Kabar24.com, JAKARTA - Partai Golkar tidak menghargai proses kaderisasi dalam mengusung pencalonan Ridwan Kamil di Pilgub Jawa Barat 2018.
Golkar resmi mengusung Wali Kota Bandung Ridwan Kamil untuk maju sebagai calon gubernur di Pilgub,Jawa Barat 2018. Oleh sebagia kalangan, keputusan Golkar sangat mengejutkan karena mengusung Ridwan Kamil yang bukan kadernya dibanding mengusung Dedi Mulyadi, yang kader sekaligus Ketua DPD Golkar Jawa Barat.
“Bukan tidak mungkin terjadi perpecahan di tubuh partai berlambang pohon beringin tersebut, disebabkan berbeda kehendak atau aspirasi suara akar rumput antara pengurus pusat dengan pengurus DPD Golkar Jawa Barat," ujar Direktur Eksekutif Voxpol Center Research and Consulting, Pangi Syarwi Chaniago dalam keterangan tertulis, Selasa (14/11/2017).
Awalnya, Golkar dipastikan mengusung Dedi Mulyadi sebagai cagub atau cawagub, namun di tengah jalan terjadi patahan dukungan dan perubahan politik secara ekstrem. Golkar memutuskan tidak mengusung Dedi Mulyadi.
Menurut Pangi DPP Golkar tentu punya alasan dan pertimbangan sendiri mengapa tak mengusung kader internalnya sendiri sebagai cagub Jawa Barat. Pertama, alasan racikan popularitas, akseptabilitas dan elektabilitas yang kurang begitu mengembirakan.

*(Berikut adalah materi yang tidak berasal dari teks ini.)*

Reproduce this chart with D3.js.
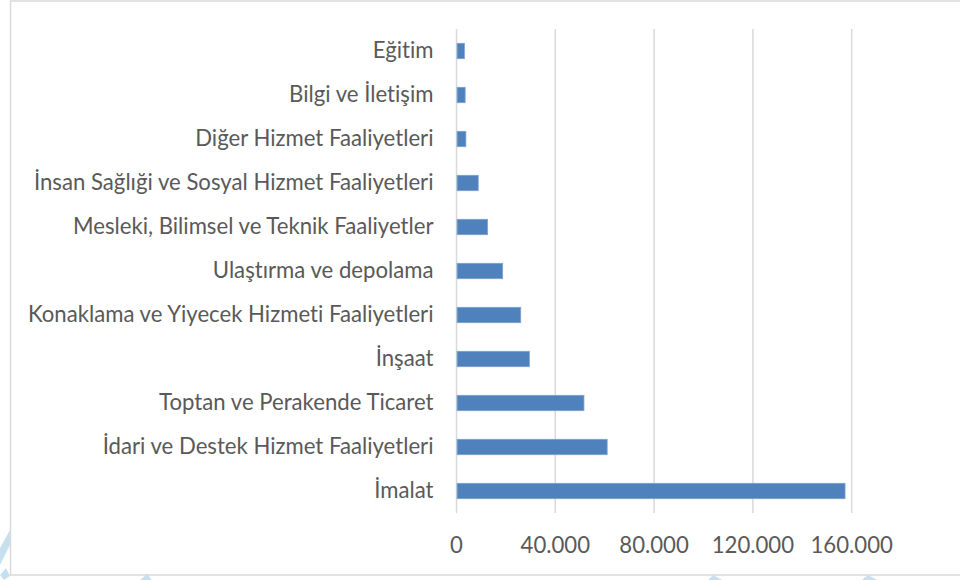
<!DOCTYPE html>
<html>
<head>
<meta charset="utf-8">
<script src="https://cdn.jsdelivr.net/npm/d3@7"></script>
<style>
  body { margin: 0; background: #fff; }
  svg { display: block; }
  text { font-family: Lato, "Open Sans", sans-serif; fill: #595959; font-variant-ligatures: none; }
  .grid line { stroke: #d9d9d9; stroke-width: 1.5; }
  .bar { fill: #4f81bd; stroke: #7ea3d2; stroke-width: 0.8; }
</style>
</head>
<body>
<svg id="chart" width="960" height="580"></svg>
<script>
  // sectors, top to bottom as drawn
  var sectors = [
    "Eğitim",
    "Bilgi ve İletişim",
    "Diğer Hizmet Faaliyetleri",
    "İnsan Sağlıği ve Sosyal Hizmet Faaliyetleri",
    "Mesleki, Bilimsel ve Teknik Faaliyetler",
    "Ulaştırma ve depolama",
    "Konaklama ve Yiyecek Hizmeti Faaliyetleri",
    "İnşaat",
    "Toptan ve Perakende Ticaret",
    "İdari ve Destek Hizmet Faaliyetleri",
    "İmalat"
  ];
  var counts = [3200, 3500, 3800, 8800, 12600, 18700, 26000, 29500, 51600, 61000, 157300];
  var tickValues = [0, 40000, 80000, 120000, 160000];
  var tickLabels = ["0", "40.000", "80.000", "120.000", "160.000"];

  var svg = d3.select('#chart');

  // light watermark strokes under the frame
  var marks = [
    "M0,548 L10,530 L10,545 L0,565 Z",
    "M0,575 L6,568 L10,576 L4,580 Z",
    "M140,580 L147,574 L152,580 Z",
    "M708,580 L713,575 L722,580 Z",
    "M862,580 L868,575 L877,580 Z"
  ];
  svg.selectAll("path.wm")
    .data(marks)
    .enter()
    .append("path")
    .classed('wm', true)
    .attr('d', function(d) { return d; })
    .attr('fill', '#c7e0ef');

  // chart frame
  svg.append("rect")
    .attr('x', 10.5)
    .attr('y', 1)
    .attr('width', 960)
    .attr('height', 574)
    .attr('fill', 'none')
    .attr('stroke', '#d9d9d9')
    .attr('stroke-width', 1.5);

  var x = d3.scaleLinear()
    .domain([0, 200000])
    .range([456.5, 950.5]);

  var y = d3.scaleBand()
    .domain(sectors)
    .range([29, 513])
    .paddingInner(0.65)
    .paddingOuter(0.325);

  var grid = svg.append("g")
    .classed('grid', true);

  grid.selectAll("line")
    .data(tickValues)
    .enter()
    .append("line")
    .attr('x1', function(d) { return x(d); })
    .attr('x2', function(d) { return x(d); })
    .attr('y1', 29)
    .attr('y2', 513);

  svg.selectAll("rect.bar")
    .data(counts)
    .enter()
    .append("rect")
    .classed('bar', true)
    .attr('x', x(0) + 0.6)
    .attr('y', function(d, i) { return y(sectors[i]); })
    .attr('width', function(d) { return x(d) - x(0) - 0.6; })
    .attr('height', y.bandwidth());

  // category labels
  var labels = svg.selectAll("text.cat")
    .data(sectors)
    .enter()
    .append("text")
    .classed('cat', true)
    .attr('text-anchor', 'end')
    .attr('x', 433.5)
    .attr('y', function(d) { return y(d) + y.bandwidth() / 2 + 7; })
    .style('font-size', '20px')
    .text(function(d) { return d; });

  // fit the longest label to the width it has in the picture
  var widest = d3.max(labels.nodes(), function(n) { return n.getComputedTextLength(); });
  var size = 20 * 406 / widest;
  labels.style('font-size', size + 'px');

  svg.selectAll("text.tick")
    .data(tickValues)
    .enter()
    .append("text")
    .classed('tick', true)
    .attr('text-anchor', 'middle')
    .attr('x', function(d) { return x(d); })
    .attr('y', 553)
    .style('font-size', size + 'px')
    .text(function(d, i) { return tickLabels[i]; });
</script>
</body>
</html>
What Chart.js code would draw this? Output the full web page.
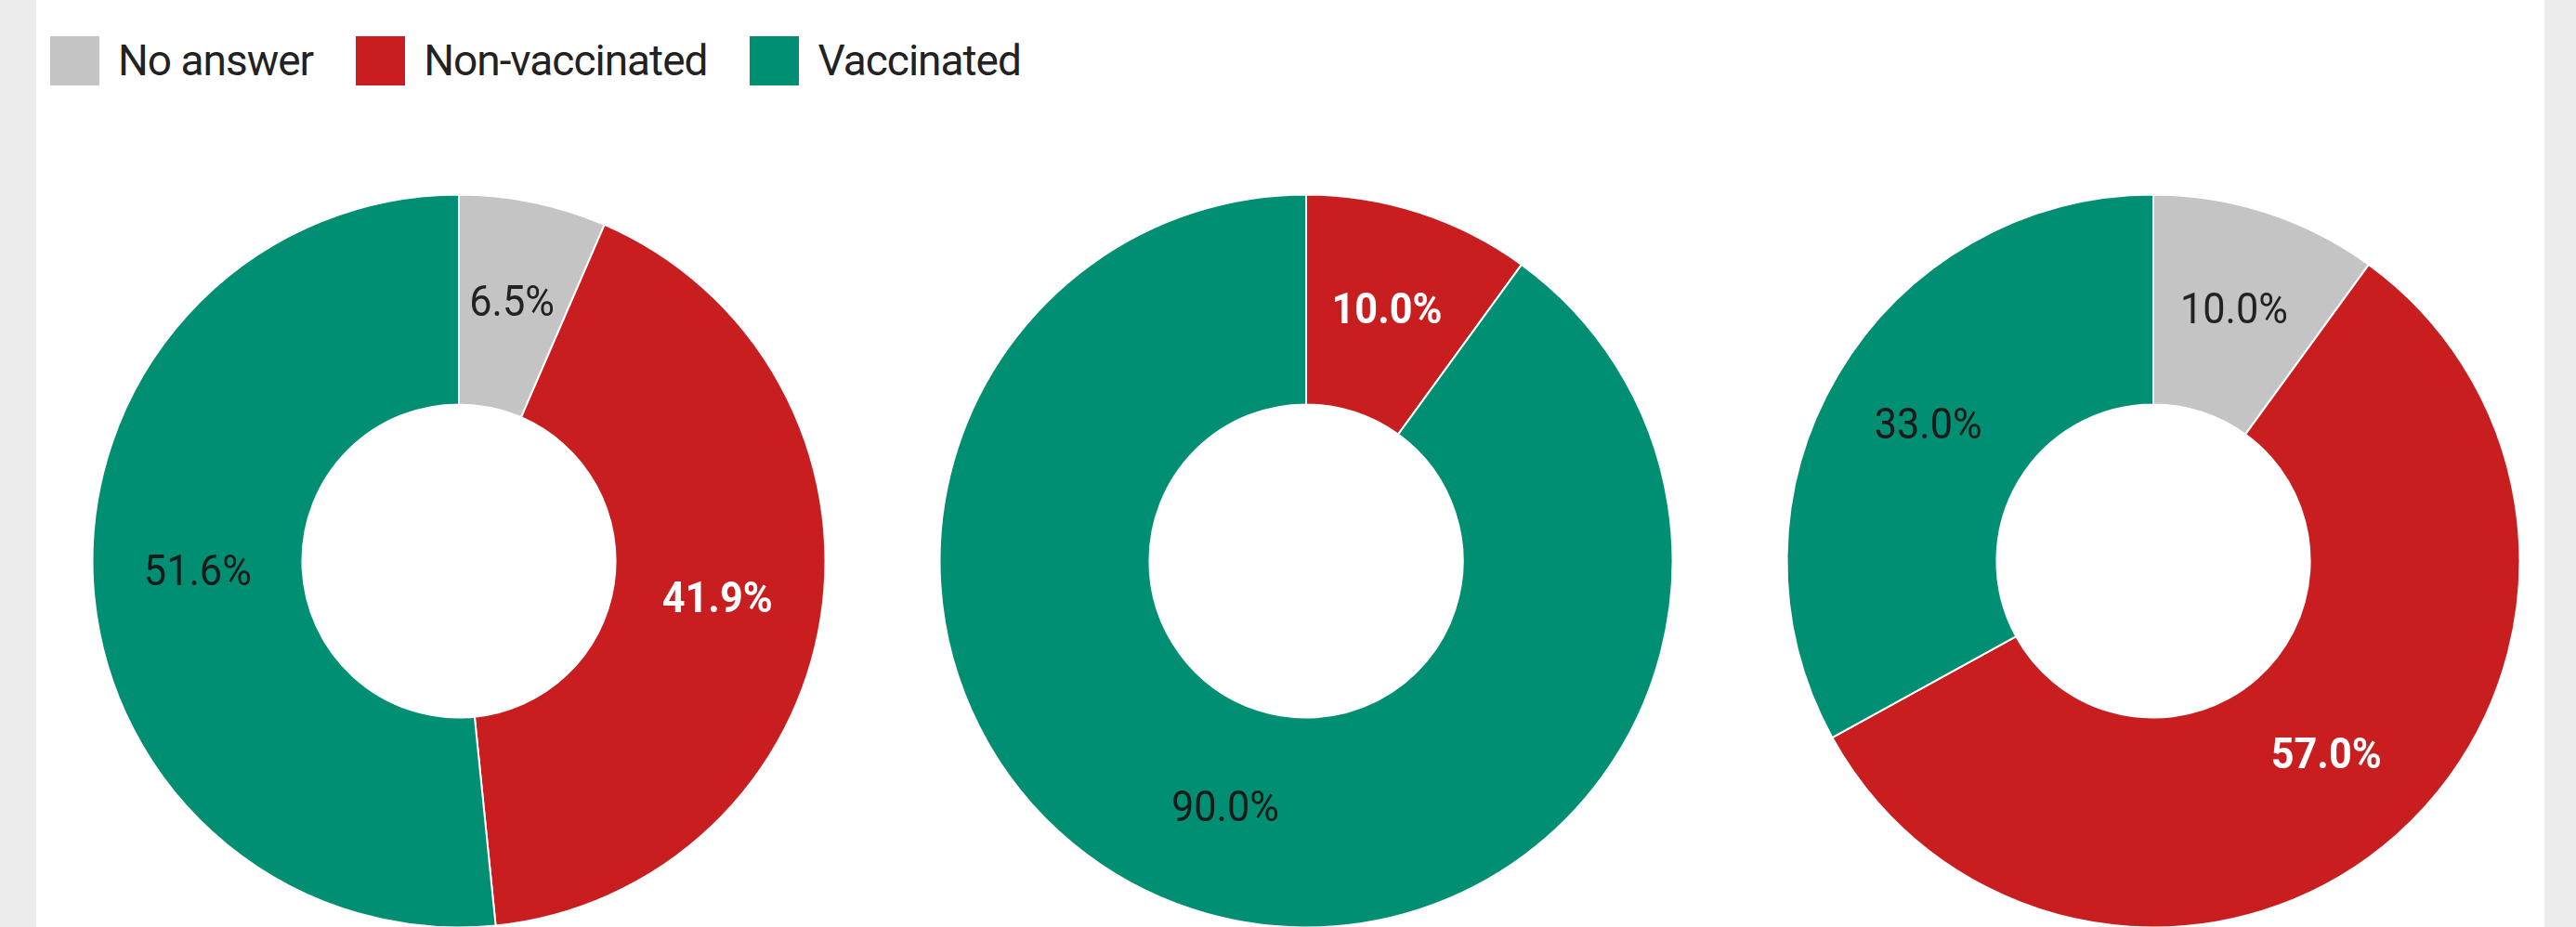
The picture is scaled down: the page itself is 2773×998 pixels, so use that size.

Kedua, alasan finansial, kalau Golkar mengusung Dedi Mulyadi, DPP dan pengurus Golkar bisa saja kantong kering, tidak ada setoran mahar atau perahu parpol kalau kadernya yang diusung. Ketiga, Dedi Mulyadi mungkin bukan bagian gerbong Ketua Umum DPP Golkar, Setya Novanto. Artinya mungkin saja Dedi Mulyadi bukan anak emas Setya Novanto.
Baca Juga
“Keempat, Dedi Mulyadi bisa saja, dugaan saya, beliau kurang piawai dan mahir untuk melobi dan mengunci figur serta tokoh sentral atau elite penentu di DPP Golkar,” jelas Pangi.
Menurut Pangi Golkar pada akhirnya mungkin berpikir realistis, walaupun pada saat yang sama melakukan blunder politik.
Dia menilai Golkar tidak percaya dengan benih rahim kaderisasinya sendiri. Ini salah satu pemantik terjadi perpecahan di tubuh Golkar, sehingga kader Golkar DPD Jawa Barat belum tentu all out mendukung Ridwan Kamil. Apalagi ada kabar Ridwan Kamil akan bergabung menjadi kader Golkar. Akar rumput Golkar, terutama di Jawa Barat, tentunya akan semakin memanas.
"Dealektika meritokrasi tidak berjalan dengan baik, bagaimana fatsun menghargai dan memprioritaskan kader potensial internal sendiri yang punya prestasi di Jawa Barat," kata Pangi.
Pangi menyebut bukan tidak mungkin terulang konflik antara pengurus pusat PDIP dengan pengurus di Jakarta saat di Pilgub DKI 2017. Perbedaan tajam dukungan suara akar rumput (arus bawah) menginginkan kader sendiri maju seperti Boy Sadikin atau Djarot sebagai cagub.
Boy Sadikin kemudian memutuskan keluar dan mendukung Anies Baswedan-Sandiaga Uno.
Memang, menurutnya, dalam terminologi politik ada istilah lokomotif effeck, parpol bakal mengusung calon yang bakal terpilih atau punya kans lebih besar untuk menang. Namun, Golkar ujar Pangi, juga jangan sampai kualat, tidak menghargai kadernya sendiri untuk bertarung dan nampak tak percaya diri.
“Hitung-hitungan kalkulasi politik di atas kertas, boleh-boleh saja. Namun, jangan sampai terjadi preseden buruk dan tertanam pikiran negatif kader sendiri. Ngapaian capek-capek berpikir dan kerja keras berdarah-darah membesarkan partai. Bahkan sekelas Ketua DPD Jabar saja, tidak dihargai partainya sendiri. Ini sangat miris,” tambah Pangi.